After months of deafening silence, I got two acceptances in two weeks and what a wonderful medicine that has been. My computer died last week and the computer man rubbed everything off the hard disk as if doing so did not stop my heart. Since then I've had a terrible pain in my stomach. I'm prone to such psychosomatic illnesses which I have long accepted as the long end of the stick in my genetically predisposed-to-legal craziness family. But now I am magically well. Two acceptances, and suddenly the fact that all of my work for the past two months has disappeared seems not important.
One of the acceptances is so precious as it is for a story that I knew in my heart was good. It was one of those times when you sit down to the computer and begin to write and two hours later you have a story that is finished. Absolutely complete. You'll change only a comma, a single word, nothing else. It came out as it was meant to. Despite my heart of heart's knowledge that the story was good, it got rejected. Not once but three times. Compounding that, I gave it to a woman in my now dead writing group and it caused her to become very angry with me. She questioned the truth of the story, saying I was taking South African history and plopping it down in Zimbabwe. It deals with racism from a young white girl's perspective. At the time I just thought she maybe didn't know about Zimbabwe because, of course, apartheid was alive and well under Ian Smith and white 'Rhodesians', as many still insist on being called, are some of the most racist people I've ever had the unhappy experience of meeting. (To qualify that, I have also met some lovely white Zimbabweans) Even though the story was battered a bit, I still knew it was good and I stood by it.
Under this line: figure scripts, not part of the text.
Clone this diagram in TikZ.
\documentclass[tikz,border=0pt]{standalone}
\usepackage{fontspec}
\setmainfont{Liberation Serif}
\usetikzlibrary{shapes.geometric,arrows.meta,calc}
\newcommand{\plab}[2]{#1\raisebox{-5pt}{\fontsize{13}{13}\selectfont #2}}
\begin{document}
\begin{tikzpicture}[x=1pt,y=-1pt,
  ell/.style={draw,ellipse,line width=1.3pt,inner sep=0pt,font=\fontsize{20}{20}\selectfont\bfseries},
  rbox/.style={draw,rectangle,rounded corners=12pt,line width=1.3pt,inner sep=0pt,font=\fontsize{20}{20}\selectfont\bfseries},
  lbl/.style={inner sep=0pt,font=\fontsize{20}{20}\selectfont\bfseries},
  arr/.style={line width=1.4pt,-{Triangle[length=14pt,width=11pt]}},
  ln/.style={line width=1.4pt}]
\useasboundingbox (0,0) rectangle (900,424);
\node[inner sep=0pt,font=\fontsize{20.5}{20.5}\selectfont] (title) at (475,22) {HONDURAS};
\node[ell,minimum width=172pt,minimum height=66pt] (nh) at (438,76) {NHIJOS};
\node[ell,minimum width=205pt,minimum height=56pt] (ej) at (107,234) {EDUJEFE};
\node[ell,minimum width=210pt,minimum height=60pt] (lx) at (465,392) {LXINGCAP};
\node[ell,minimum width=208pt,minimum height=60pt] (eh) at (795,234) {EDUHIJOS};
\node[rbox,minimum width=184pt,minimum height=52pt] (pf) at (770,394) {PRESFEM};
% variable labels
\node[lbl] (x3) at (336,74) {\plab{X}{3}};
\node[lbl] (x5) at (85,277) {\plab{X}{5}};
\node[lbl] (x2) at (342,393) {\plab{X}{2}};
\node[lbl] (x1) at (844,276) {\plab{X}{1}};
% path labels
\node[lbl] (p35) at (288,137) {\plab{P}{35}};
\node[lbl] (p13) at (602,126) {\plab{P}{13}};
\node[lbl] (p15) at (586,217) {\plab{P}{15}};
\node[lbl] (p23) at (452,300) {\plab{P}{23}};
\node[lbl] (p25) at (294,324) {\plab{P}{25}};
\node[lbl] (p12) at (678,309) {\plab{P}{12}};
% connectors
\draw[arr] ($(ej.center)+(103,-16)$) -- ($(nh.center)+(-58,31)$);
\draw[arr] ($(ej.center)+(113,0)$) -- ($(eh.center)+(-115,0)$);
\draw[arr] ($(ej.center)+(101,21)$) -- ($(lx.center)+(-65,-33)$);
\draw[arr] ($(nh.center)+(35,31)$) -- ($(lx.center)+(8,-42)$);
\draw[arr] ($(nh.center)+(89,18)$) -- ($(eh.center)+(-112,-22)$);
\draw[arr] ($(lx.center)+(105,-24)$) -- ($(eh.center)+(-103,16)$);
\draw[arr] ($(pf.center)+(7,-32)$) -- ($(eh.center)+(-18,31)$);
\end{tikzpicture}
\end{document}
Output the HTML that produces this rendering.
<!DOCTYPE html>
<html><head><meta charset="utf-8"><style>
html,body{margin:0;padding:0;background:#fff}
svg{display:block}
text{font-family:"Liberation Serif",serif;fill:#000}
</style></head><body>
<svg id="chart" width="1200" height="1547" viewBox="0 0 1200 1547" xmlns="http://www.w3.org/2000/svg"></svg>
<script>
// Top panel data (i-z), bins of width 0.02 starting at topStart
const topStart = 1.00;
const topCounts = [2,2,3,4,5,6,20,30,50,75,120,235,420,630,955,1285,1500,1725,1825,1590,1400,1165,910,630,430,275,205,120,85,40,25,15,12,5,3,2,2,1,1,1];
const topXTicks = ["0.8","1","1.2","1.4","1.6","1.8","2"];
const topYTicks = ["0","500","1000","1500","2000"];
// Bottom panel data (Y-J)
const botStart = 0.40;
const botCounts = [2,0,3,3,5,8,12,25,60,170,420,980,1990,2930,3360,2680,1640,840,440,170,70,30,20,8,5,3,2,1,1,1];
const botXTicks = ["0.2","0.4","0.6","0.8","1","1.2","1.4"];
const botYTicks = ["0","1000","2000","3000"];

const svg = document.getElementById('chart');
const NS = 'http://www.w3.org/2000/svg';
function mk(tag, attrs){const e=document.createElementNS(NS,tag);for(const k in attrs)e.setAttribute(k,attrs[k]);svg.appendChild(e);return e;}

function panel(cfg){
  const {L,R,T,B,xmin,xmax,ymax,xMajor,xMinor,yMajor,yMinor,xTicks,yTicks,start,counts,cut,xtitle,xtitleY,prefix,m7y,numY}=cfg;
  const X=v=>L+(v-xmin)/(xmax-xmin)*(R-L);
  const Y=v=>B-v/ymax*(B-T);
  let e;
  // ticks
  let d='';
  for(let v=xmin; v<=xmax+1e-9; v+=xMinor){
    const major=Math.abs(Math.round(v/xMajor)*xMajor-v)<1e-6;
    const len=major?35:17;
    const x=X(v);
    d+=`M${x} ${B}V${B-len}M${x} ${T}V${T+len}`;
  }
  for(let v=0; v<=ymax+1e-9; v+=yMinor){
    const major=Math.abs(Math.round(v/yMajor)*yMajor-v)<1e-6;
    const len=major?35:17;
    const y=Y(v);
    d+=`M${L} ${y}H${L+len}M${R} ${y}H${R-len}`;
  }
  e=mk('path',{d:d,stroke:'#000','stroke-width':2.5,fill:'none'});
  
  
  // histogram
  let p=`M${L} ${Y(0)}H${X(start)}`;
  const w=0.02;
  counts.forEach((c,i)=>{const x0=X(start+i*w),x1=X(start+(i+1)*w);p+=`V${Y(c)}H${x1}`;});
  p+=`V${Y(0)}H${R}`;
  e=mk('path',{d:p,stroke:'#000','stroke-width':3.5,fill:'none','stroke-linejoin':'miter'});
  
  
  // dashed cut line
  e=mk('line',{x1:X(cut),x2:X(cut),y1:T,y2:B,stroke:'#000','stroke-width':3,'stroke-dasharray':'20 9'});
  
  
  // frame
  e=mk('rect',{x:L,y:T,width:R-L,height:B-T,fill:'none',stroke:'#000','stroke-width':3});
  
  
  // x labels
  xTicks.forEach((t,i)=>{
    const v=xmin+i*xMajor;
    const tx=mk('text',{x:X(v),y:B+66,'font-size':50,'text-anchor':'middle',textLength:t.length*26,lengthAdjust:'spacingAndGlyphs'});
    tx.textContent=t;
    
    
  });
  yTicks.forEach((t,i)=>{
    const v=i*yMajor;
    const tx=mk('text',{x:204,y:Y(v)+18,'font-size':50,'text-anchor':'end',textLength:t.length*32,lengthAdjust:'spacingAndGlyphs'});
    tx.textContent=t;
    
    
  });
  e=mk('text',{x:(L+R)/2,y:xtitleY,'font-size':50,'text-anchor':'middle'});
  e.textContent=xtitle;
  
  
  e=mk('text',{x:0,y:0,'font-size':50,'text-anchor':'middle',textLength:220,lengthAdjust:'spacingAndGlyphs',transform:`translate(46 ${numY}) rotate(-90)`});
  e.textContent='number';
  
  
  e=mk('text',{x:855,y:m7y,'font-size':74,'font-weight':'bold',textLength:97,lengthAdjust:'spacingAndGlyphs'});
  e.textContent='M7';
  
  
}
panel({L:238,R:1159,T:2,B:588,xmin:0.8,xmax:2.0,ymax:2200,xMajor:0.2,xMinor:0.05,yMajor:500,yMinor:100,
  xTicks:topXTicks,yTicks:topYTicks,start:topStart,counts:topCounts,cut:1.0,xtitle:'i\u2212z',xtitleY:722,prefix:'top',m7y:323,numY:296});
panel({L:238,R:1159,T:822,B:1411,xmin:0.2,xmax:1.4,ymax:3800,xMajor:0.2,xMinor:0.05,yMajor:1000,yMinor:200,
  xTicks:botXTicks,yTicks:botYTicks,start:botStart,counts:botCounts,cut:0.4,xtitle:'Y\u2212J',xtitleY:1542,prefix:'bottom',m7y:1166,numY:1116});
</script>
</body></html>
I always tell writers that I meet that if you know a story is good and true, rejections are not important. It means that the editor of that magazine either didn't like it or couldn't find a place for it. Shrug it off and find another market. Eventually it will find a home. Now my advice has worked for me, and isn't that nice?
8 comments:
Congratulations! Good advice too. So where is the Zim story getting published; it sounds very interesting and I would love to read it.
It will be published in Cezanne's Carrot I think they said in autumn which I believe is for the northern hemisphere.
Thanks for you kind words Emmanuel.
Congratulations, Lauri, like Emmanuel, I look forward to reading it, have a very strong interest in Zim:):)
Hi Petina- Thanks for the kind words and for stopping by. Congrats to you on your fantastic news. I heard we're to keep it on the down-low but I'm not the best at keeping secrets especially good ones. I see a blindingly bright writing future for you...
I'll let you know when the story's out, perhaps not as political as you would like more the effect of the historical sadness of Zim on the individual lives of people.
I am not sure what you mean about keeping my big news on the down-low, the news has been up on my blog and splashed all over other blogs and the internet!! It is certainly not a secret.
I look forward to your story; but please note that the fact that I want certain things for my country does not mean that I read, write and appreciate only stories that are "political":):):)
On OW, we were told it is still a bit of a secret, maybe we were misinformed. Anyway, congrats!
I am delighted for you. You give excellent advice. Hope I get to read it sometime.
Selma when it's up I'll post the link to the story. Thanks for your interest.